La decisión que tomó Moisés de abandonar la corte del faraón puede parecer, a primera vista, una reacción ante un fracaso personal o el miedo. Después de todo, Éxodo 2 nos dice que huyó después de matar a un egipcio y descubrir que su acto había sido descubierto. Pero el autor de Hebreos nos da ojos para ver lo que realmente sucedió en el corazón de Moisés. Tomó una decisión consciente: eligió dejar de lado su identidad real para abrazar su verdadera identidad, la que lo conectaba con el pueblo de Dios. Al hacerlo, Moisés se convierte en testigo para nosotros de una fe que se aferra a la identidad que tenemos en Cristo, incluso a un gran costo personal.

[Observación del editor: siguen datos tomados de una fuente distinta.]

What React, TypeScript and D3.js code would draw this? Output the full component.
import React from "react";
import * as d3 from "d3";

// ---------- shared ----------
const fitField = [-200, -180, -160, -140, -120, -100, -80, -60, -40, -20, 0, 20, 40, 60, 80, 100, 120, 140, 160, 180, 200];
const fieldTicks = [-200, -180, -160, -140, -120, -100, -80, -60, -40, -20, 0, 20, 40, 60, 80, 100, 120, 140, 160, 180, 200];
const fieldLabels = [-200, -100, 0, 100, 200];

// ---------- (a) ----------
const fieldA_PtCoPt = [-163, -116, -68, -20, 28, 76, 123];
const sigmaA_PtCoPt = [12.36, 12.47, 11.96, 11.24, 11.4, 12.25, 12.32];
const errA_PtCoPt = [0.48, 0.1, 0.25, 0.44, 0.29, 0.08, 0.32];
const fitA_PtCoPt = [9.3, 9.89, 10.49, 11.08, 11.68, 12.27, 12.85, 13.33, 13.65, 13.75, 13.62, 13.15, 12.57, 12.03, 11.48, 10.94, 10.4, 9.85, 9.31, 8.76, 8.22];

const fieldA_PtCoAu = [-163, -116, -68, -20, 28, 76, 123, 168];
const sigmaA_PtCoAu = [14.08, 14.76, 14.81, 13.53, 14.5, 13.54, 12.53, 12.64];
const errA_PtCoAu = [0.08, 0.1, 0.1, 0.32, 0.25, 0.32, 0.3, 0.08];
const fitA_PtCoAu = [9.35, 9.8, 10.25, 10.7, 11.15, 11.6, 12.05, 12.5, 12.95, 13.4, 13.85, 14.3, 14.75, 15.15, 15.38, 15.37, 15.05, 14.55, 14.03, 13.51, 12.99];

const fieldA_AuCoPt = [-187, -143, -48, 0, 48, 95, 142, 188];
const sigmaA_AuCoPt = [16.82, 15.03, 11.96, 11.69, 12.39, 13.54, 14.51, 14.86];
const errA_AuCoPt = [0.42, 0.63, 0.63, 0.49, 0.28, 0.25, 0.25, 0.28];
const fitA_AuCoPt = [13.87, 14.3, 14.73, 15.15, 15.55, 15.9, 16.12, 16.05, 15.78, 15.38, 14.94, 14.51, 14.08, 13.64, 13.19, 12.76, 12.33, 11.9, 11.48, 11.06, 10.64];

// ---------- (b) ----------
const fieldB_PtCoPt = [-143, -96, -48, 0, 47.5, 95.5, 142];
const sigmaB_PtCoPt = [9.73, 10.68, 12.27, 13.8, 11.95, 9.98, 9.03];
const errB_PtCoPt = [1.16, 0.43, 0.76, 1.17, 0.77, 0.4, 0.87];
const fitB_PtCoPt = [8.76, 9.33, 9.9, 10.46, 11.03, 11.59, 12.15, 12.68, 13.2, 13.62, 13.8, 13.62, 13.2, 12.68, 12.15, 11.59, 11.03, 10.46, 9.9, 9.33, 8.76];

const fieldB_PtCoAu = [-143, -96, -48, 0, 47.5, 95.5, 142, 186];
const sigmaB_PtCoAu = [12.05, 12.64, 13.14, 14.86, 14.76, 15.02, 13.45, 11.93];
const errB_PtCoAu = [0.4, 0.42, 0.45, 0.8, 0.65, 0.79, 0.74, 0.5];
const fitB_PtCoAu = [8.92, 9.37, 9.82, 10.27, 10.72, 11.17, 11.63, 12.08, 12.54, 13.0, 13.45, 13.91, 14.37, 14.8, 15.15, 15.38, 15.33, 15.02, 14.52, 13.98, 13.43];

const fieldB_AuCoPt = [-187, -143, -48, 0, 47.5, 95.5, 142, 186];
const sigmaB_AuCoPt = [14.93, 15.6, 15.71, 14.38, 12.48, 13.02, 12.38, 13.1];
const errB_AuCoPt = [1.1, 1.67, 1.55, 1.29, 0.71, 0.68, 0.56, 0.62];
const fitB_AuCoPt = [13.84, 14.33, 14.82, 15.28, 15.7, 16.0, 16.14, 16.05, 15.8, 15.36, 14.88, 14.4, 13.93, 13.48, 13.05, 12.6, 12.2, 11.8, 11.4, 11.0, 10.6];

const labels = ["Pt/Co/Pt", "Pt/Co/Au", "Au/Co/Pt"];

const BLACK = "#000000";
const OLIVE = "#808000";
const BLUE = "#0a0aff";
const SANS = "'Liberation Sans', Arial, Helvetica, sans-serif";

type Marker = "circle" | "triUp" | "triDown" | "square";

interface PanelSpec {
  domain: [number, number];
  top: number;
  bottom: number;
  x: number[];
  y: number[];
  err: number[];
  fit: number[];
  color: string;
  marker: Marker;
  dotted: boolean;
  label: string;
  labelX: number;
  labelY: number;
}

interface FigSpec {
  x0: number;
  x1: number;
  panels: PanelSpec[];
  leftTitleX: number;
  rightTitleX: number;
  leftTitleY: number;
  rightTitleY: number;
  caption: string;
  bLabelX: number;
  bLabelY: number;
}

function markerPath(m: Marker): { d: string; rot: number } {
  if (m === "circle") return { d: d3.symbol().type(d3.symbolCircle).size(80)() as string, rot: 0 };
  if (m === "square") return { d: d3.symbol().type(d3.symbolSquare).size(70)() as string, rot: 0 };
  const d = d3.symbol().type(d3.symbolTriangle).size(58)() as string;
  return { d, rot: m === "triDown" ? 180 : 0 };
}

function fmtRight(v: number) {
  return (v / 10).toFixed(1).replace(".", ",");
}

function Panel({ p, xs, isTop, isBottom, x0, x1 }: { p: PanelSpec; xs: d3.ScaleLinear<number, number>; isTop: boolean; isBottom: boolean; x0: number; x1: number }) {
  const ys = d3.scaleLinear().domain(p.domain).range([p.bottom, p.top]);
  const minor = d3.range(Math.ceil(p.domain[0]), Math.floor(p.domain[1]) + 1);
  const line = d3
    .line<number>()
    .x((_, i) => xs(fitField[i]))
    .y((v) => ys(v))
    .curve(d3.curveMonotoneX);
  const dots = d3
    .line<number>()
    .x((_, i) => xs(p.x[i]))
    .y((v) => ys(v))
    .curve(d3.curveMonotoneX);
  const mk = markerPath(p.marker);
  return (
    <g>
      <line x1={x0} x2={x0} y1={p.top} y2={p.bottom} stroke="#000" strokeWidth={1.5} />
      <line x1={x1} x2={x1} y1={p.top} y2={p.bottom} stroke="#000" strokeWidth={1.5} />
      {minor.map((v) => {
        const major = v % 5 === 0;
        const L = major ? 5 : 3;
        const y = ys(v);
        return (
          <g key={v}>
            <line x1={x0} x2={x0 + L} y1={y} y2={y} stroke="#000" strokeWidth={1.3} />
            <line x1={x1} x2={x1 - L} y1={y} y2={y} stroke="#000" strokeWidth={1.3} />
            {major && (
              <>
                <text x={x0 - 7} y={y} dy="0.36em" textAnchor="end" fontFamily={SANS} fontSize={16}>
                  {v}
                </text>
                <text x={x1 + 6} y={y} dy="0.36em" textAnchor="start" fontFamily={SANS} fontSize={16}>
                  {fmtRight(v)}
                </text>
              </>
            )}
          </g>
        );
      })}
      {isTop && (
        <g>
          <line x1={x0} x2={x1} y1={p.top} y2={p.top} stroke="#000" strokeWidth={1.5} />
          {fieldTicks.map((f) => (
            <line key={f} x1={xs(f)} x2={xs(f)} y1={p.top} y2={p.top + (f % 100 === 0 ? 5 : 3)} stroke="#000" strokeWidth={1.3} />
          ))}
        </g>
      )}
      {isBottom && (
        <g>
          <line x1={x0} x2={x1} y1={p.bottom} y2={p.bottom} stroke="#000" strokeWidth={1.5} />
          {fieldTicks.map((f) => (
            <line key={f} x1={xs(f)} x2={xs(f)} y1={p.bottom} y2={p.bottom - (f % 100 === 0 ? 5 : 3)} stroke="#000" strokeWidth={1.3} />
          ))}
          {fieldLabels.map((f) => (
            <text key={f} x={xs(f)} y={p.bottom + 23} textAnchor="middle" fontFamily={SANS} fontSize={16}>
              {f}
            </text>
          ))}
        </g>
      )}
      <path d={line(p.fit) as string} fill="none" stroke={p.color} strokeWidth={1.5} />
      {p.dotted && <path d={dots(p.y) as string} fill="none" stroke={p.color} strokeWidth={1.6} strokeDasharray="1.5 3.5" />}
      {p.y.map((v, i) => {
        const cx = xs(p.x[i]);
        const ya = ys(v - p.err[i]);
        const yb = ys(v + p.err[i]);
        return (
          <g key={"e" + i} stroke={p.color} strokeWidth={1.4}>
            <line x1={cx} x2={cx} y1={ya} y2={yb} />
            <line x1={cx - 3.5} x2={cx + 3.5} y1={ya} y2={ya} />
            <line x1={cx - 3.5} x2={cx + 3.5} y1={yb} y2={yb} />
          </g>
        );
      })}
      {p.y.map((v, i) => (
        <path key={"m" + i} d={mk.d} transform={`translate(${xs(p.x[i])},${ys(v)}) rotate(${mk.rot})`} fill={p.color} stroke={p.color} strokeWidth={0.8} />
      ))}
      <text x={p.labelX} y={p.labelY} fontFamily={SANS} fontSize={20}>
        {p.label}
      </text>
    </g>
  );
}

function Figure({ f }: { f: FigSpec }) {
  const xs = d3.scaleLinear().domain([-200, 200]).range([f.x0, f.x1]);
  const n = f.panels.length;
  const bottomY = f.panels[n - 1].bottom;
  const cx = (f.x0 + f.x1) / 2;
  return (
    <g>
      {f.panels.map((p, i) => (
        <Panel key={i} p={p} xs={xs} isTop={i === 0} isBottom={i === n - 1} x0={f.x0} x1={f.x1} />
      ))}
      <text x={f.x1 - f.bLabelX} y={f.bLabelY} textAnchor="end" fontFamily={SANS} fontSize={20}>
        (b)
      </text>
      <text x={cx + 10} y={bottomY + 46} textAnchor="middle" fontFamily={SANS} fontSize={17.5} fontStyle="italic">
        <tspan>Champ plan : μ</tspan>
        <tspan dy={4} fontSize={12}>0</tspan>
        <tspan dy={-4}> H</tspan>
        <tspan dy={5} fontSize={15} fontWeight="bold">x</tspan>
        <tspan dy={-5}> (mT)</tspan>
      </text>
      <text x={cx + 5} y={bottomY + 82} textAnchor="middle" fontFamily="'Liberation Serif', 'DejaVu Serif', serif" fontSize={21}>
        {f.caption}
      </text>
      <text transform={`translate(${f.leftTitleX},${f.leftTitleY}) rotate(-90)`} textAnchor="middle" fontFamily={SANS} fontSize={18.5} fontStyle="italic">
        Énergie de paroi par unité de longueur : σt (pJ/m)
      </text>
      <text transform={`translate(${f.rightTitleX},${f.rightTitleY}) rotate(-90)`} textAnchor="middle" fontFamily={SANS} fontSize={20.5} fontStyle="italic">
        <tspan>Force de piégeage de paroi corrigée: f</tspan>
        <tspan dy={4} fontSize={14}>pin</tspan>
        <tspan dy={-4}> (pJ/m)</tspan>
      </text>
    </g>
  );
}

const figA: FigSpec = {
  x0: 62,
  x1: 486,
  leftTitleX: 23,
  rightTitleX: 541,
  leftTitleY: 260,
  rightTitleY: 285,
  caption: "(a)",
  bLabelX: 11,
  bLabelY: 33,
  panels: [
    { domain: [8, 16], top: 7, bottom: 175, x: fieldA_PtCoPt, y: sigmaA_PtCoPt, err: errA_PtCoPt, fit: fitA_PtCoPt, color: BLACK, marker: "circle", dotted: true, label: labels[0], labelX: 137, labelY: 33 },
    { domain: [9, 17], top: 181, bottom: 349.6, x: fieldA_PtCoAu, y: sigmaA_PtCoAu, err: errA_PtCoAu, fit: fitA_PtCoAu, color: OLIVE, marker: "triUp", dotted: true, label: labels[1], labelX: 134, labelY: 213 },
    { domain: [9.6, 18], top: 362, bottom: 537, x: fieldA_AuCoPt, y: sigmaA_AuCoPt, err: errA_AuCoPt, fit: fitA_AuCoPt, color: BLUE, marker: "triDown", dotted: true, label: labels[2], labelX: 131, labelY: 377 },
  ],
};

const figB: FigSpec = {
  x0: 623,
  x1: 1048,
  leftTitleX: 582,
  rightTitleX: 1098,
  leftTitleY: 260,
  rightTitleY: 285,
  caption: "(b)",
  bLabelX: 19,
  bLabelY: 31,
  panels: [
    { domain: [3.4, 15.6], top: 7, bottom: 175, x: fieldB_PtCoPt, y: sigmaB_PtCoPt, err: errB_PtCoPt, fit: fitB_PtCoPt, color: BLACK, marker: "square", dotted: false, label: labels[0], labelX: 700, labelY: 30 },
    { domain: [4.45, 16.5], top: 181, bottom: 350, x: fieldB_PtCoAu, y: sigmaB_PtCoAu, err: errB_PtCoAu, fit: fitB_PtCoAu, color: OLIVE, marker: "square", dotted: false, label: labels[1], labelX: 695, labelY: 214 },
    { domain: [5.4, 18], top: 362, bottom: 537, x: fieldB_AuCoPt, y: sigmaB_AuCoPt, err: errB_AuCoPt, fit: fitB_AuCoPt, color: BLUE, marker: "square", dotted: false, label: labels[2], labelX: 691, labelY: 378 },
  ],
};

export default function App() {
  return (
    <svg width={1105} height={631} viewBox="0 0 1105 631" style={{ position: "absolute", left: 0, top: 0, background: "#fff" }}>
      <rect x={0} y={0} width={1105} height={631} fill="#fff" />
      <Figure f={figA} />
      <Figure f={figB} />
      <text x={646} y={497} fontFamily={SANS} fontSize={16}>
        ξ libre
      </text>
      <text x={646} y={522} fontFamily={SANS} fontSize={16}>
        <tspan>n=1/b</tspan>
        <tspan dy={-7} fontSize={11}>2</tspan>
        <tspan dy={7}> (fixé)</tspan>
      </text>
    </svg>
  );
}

Las Escrituras nos dicen que Moisés “rehusó llamarse hijo de la hija del faraón” (Heb. 11:24), un título que le prometía estatus, seguridad y riqueza. Sin embargo, él vio más allá de todo eso. En lugar de disfrutar de “los deleites temporales del pecado”, eligió sufrir con el pueblo de Dios (v. 25). No se trata solo de elecciones morales, se trata de identidad. Moisés se alineó con el pueblo de Dios porque, por fe, sabía quién era realmente.
Y aún más, “teniendo por mayores riquezas el vituperio de Cristo que los tesoros de los egipcios” (v. 26). Esto es notable, porque Cristo aún no se había revelado. Sin embargo, el Espíritu nos muestra que Moisés, por fe, compartió los sufrimientos de Cristo. Pablo se hace eco de esta mentalidad cuando dice: “estimo todas las cosas como pérdida por la excelencia del conocimiento de Cristo Jesús. mi Señor” (Fil. 3:8), y de nuevo cuando escribe: “Pues tengo por cierto que las aflicciones del tiempo presente no son comparables con la gloria venidera que en nosotros ha de manifestarse” (Rom. 8:18).
¿Qué le dio a Moisés este tipo de fe? Él “tenía puesta la mirada en el galardón” (Hebreos 11:26). Al igual que los patriarcas que le precedieron, vio más allá de las riquezas de este mundo y contempló una realidad mayor: el reino de Dios. Vivió lo que Hebreos 11:1 define como fe: “la certeza de lo que se espera, la convicción de lo que no se ve”. Renunció a la gloria visible de Egipto por la recompensa aún invisible de Dios.
Este es el llamado para todos los que siguen a Cristo. Debemos dejar atrás nuestras identidades mundanas, nuestra raza, nuestro estatus, nuestra reputación, nuestro orgullo e incluso nuestra seguridad, y aferrarnos a nuestra verdadera identidad como hijos e hijas de Dios. Jesús nos llama a este tipo de fe: “Si alguno quiere venir en pos de mí, niéguese a sí mismo, tome su cruz cada día, y sígame” (Lucas 9:23). Pablo nos recuerda: “no sois vuestros, pues habéis sido comprados por precio” (1 Corintios 6:19-20), y de nuevo: “Porque habéis muerto, y vuestra vida está escondida con Cristo en Dios” (Colosenses 3:3).
Moisés es otro testigo de la fe que dice: “Sé quién soy y de quién soy”. Que tengamos oídos para oír.